Die Bundesregierung greift damit eine Initiative der Länder aus dem Jahre 2007 auf, die damals aber vom Bundestag verworfen wurde. Demnach ist die Privatisierung in Form eines Beleihungsmodells geplant. Dabei werden selbstständig tätige Private mit dem öffentlichen Amt des Gerichtsvollziehers "beliehen". Sie üben dann diese Aufgabe unter Aufsicht des Staates aus, tragen aber das wirtschaftliche Risiko ihrer Tätigkeit selbst.
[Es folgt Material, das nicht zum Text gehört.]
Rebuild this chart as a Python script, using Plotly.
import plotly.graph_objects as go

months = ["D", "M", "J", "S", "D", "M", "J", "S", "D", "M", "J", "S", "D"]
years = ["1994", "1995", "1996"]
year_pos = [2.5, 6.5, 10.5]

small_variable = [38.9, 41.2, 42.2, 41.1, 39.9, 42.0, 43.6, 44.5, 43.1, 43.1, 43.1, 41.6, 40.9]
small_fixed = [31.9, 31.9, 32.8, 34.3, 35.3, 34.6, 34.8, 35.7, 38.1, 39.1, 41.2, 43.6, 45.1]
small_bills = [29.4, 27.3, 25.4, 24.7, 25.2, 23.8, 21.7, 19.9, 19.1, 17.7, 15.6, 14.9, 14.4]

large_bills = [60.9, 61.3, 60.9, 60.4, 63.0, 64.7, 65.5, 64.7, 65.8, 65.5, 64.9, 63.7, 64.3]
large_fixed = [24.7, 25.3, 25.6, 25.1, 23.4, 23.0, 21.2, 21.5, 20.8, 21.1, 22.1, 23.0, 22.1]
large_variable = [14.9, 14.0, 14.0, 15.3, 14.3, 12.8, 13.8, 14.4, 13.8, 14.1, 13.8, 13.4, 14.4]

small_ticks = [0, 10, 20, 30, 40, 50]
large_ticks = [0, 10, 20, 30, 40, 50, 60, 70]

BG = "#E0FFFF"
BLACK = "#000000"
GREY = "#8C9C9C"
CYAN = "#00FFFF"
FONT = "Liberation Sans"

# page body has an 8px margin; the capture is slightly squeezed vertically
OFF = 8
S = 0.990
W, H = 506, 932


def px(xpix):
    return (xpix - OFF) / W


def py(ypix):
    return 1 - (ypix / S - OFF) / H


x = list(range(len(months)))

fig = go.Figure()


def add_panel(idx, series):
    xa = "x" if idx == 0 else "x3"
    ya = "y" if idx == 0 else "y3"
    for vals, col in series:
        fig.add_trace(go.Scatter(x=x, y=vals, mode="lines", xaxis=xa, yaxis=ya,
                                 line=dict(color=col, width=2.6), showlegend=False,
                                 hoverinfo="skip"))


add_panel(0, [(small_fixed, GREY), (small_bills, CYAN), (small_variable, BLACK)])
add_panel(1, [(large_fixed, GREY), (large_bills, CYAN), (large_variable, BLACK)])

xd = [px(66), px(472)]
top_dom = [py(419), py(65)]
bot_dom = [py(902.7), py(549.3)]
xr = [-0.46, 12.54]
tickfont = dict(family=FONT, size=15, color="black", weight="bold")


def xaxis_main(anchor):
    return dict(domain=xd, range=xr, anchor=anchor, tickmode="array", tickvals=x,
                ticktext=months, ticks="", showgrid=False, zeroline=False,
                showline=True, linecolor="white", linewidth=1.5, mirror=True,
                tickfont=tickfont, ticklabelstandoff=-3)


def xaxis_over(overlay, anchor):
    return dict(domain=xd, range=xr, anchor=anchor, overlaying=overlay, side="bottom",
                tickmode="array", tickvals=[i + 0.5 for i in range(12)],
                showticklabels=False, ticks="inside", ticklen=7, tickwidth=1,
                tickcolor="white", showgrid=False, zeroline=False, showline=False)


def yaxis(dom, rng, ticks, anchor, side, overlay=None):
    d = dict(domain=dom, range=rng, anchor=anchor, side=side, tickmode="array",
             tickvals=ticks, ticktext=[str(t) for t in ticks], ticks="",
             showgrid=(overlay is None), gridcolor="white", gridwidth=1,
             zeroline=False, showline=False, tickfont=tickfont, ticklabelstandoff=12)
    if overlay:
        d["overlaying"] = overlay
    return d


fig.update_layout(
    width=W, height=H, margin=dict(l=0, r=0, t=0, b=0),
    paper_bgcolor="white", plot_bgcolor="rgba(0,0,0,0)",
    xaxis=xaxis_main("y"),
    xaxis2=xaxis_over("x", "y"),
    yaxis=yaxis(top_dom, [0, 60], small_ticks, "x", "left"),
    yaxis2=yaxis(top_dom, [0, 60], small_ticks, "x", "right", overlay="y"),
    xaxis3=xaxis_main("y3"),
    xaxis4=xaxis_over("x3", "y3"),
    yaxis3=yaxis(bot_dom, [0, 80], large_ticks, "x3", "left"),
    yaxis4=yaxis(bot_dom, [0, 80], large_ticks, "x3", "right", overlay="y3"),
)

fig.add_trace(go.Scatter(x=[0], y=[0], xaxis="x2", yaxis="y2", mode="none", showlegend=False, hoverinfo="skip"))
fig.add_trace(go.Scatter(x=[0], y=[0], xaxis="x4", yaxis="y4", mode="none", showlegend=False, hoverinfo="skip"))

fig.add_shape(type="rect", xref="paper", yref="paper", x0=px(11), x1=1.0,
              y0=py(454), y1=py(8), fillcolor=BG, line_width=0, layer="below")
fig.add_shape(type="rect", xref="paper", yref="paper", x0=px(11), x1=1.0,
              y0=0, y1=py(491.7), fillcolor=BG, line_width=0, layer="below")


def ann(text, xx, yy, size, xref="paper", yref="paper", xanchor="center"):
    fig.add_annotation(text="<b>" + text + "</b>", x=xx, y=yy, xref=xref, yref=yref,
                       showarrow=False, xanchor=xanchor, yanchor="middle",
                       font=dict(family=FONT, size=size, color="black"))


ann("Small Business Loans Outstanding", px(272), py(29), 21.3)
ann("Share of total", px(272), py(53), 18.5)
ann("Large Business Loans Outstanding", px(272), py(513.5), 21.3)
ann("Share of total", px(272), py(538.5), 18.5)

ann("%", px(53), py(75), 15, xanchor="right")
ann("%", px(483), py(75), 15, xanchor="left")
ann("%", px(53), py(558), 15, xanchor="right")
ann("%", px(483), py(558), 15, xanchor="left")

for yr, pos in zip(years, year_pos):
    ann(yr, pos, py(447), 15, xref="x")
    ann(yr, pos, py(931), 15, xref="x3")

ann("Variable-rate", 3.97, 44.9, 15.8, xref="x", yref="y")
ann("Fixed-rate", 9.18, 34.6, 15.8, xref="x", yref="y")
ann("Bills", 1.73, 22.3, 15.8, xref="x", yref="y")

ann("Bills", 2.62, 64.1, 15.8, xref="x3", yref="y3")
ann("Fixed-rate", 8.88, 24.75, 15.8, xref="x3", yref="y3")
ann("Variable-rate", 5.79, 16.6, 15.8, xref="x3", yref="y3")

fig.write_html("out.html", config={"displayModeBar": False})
Experten sehen in diesem Systemwechsel vor allem eine Entlastung der Länderhaushalte, da sich die privaten Gerichtsvollzieher dann über eine Gebührensteigerung um mindestens das Dreifache selbst finanzieren müssen. Derzeit fallen laut Gerichtsvollzieherbund Kosten bis 12,50 Euro an, die in der Regel der Schuldner zu tragen hat.
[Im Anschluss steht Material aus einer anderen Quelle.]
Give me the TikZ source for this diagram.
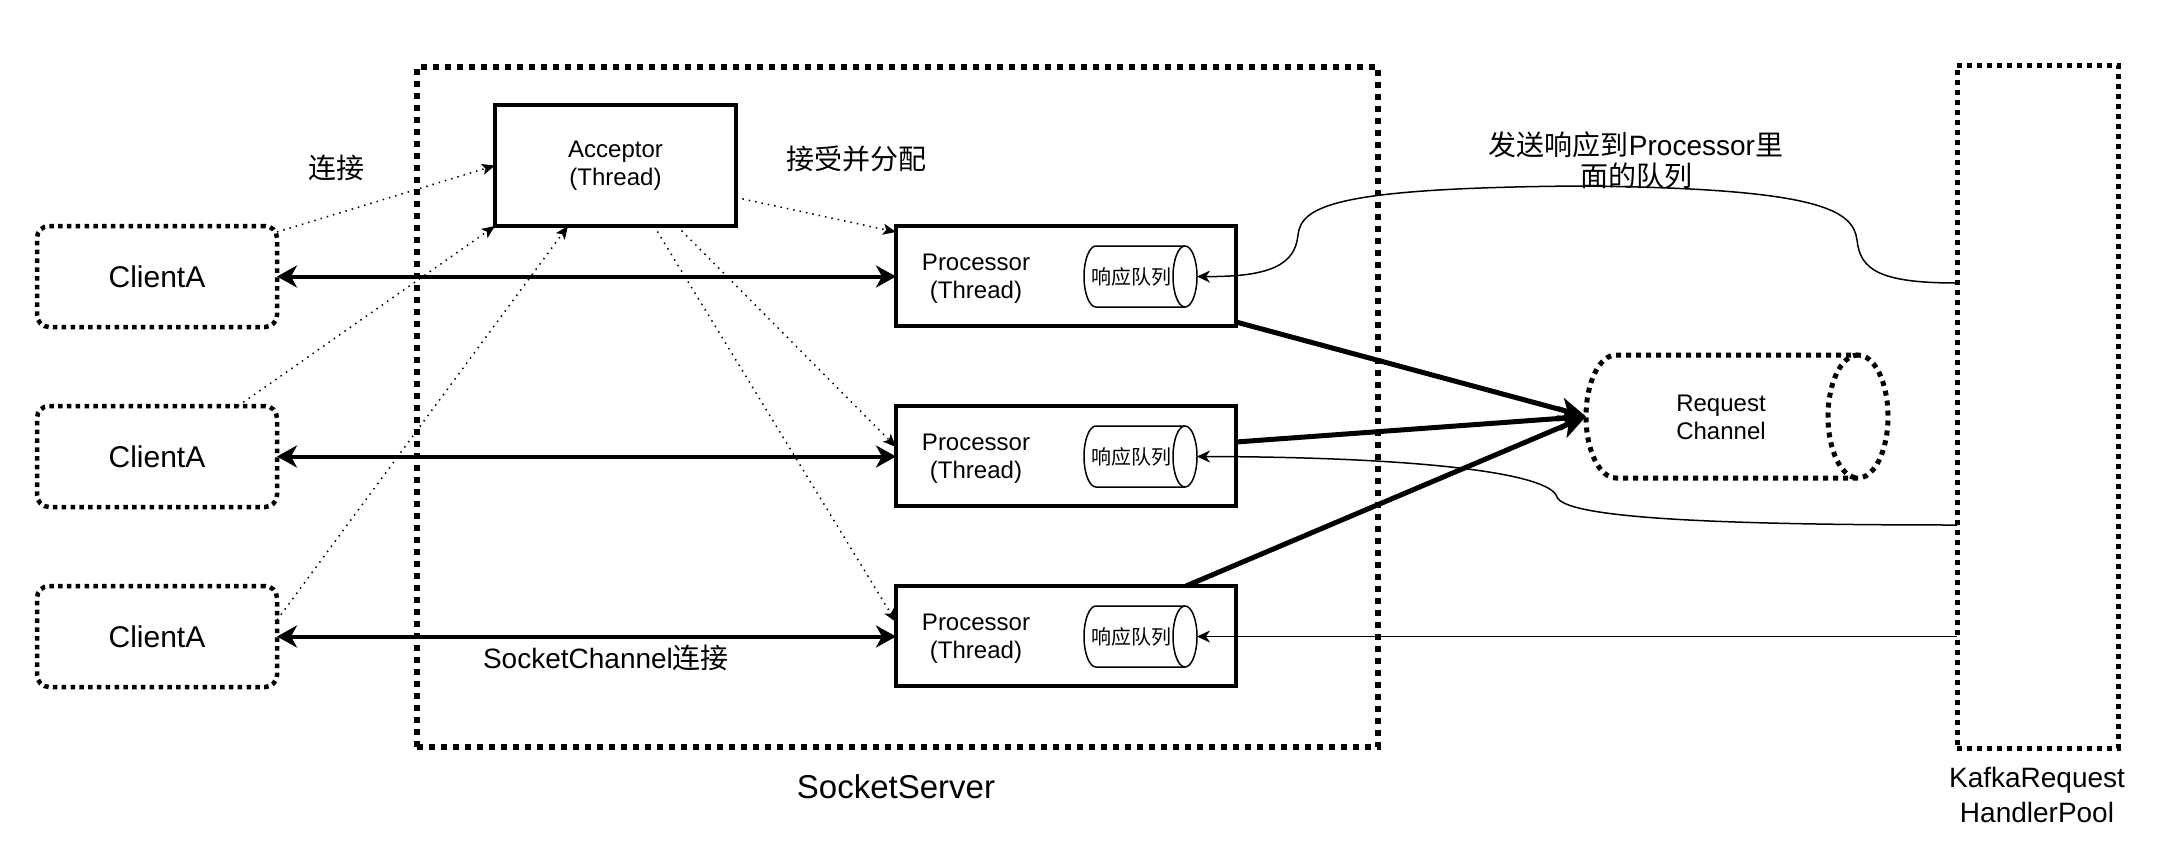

Neben der Haushaltsersparnis geht es auch um eine schnellere Vollstreckung. Denn die Wartezeiten sind lang, weil Gläubiger, wissen Verbraucherschützer, inzwischen viel häufiger bei Gericht einen so genannten Titel beantragen. Er berechtigt dazu, einen der rund 5000 Gerichtsvollzieher (61 im Saarland) mit Pfändungsauftrag zum Schuldner zu schicken. Das passiere schon wegen einer unbeglichenen Handy-Rechnung von 50 Euro, heißt es. Ist der Mann erstmal da, kann er fast alles pfänden, was in der Wohnung Wert hat.
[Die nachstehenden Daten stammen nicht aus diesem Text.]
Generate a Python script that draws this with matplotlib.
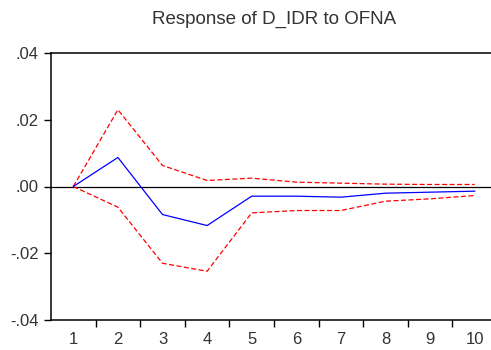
import numpy as np
import matplotlib
matplotlib.use('Agg')
import matplotlib.pyplot as plt

plt.rcParams['font.family'] = ['Liberation Sans', 'DejaVu Sans']

periods = [1, 2, 3, 4, 5, 6, 7, 8, 9, 10]
response = [0.0, 0.0087, -0.0084, -0.0117, -0.0029, -0.0029, -0.0032, -0.0020, -0.0017, -0.0014]
upper = [0.0, 0.0230, 0.0063, 0.0018, 0.0025, 0.0013, 0.0010, 0.0007, 0.0006, 0.0006]
lower = [0.0, -0.0062, -0.0230, -0.0254, -0.0079, -0.0072, -0.0072, -0.0044, -0.0037, -0.0027]
ytick_vals = [-0.04, -0.02, 0.0, 0.02, 0.04]
ytick_labels = ['-.04', '-.02', '.00', '.02', '.04']

fig = plt.figure(figsize=(4.91, 3.5), dpi=100)
fig.patch.set_facecolor('white')
ax = fig.add_axes([51 / 491, 30 / 350, 446 / 491, 267 / 350])

ax.axhline(0, color='black', lw=0.9, zorder=1)
ax.plot(periods, upper, color='#ff0000', lw=0.9, ls=(0, (4, 2)), zorder=2)
ax.plot(periods, lower, color='#ff0000', lw=0.9, ls=(0, (4, 2)), zorder=2)
ax.plot(periods, response, color='#0000ff', lw=0.9, zorder=3)

ax.set_xlim(0.5, 10.5)
ax.set_ylim(-0.04, 0.04)
ax.set_yticks(ytick_vals)
ax.set_yticklabels(ytick_labels)
ax.set_xticks(periods)
ax.set_xticklabels([str(p) for p in periods])
ax.set_xticks(np.arange(1.5, 10.5, 1), minor=True)
ax.tick_params(axis='x', which='major', length=0, pad=9, labelsize=12, labelcolor='#333333')
ax.tick_params(axis='x', which='minor', length=5, width=1, direction='out')
ax.tick_params(axis='y', length=5, width=1, direction='out', pad=4, labelsize=12, labelcolor='#333333')

ax.spines['right'].set_visible(False)
for s in ['left', 'bottom', 'top']:
    ax.spines[s].set_linewidth(1.1)
    ax.spines[s].set_color('black')

fig.text(274 / 491, 1 - 19 / 350, 'Response of D_IDR to OFNA', ha='center', va='center',
         fontsize=13.5, color='#333333')

fig.savefig('out.png', dpi=100)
Zur Vollstreckung von Urteilen sind dem Gerichtsvollzieher allerdings auch Zwangsmittel an die Hand gegeben. Völlig offen ist noch, wie dies für Private geregelt werden soll. Schon warnen Experten, dass der Wettbewerb im Gerichtsvollzieherwesen vor allem dem Schutz der häufig sozial schwächeren Schuldner zuwiderlaufe. Laut dem Vorsitzenden des Rechtsausschusses, Siegfried Kauder (CDU), handele es sich deshalb um ein "hoch sensibles Thema". Dass man "auf eine Vollstreckungsmaßnahme viel zu lange warten muss, ist aber ein Problem", so Kauder zu unserer Zeitung. Allerdings sei eine Privatisierung nur mit einer Zweidrittel-Mehrheit im Bundestag durchzusetzen, da das Grundgesetz geändert werden müsse. "Da weiß man, wie hoch die Messlatte hängt." Ähnlich sieht dies das saarländische Justizministerium. "Die verfassungsändernde Mehrheit ist nicht absehbar", sagte gestern ein Sprecher auf SZ-Anfrage. Das Thema sei zwar nicht neu, aber es gebe nach wie vor eine "Vielzahl ungeklärter Fragen". Auch der Landesverband der Gerichtsvollzieher bewertet den neuerlichen Vorstoß skeptisch. Den letzten Gesetzentwurf hatte der Verband strikt abgelehnt.
Laut Gerichtsvollzieherbund sind derzeit bis zu vier Millionen Haushalte verschuldet. Die durchschnittliche Verschuldung liege bei 36 000 Euro. Neben Verbrauchern treffe es zunehmend den Mittelstand oder die Gastronomie, die wegen der Finanzkrise in Zahlungsschwierigkeiten geraten seien. In diesem Jahr erwartet der Verband eine neue Welle der Zwangsvollstreckungen - und damit jede Menge Arbeit für die Gerichtsvollzieher.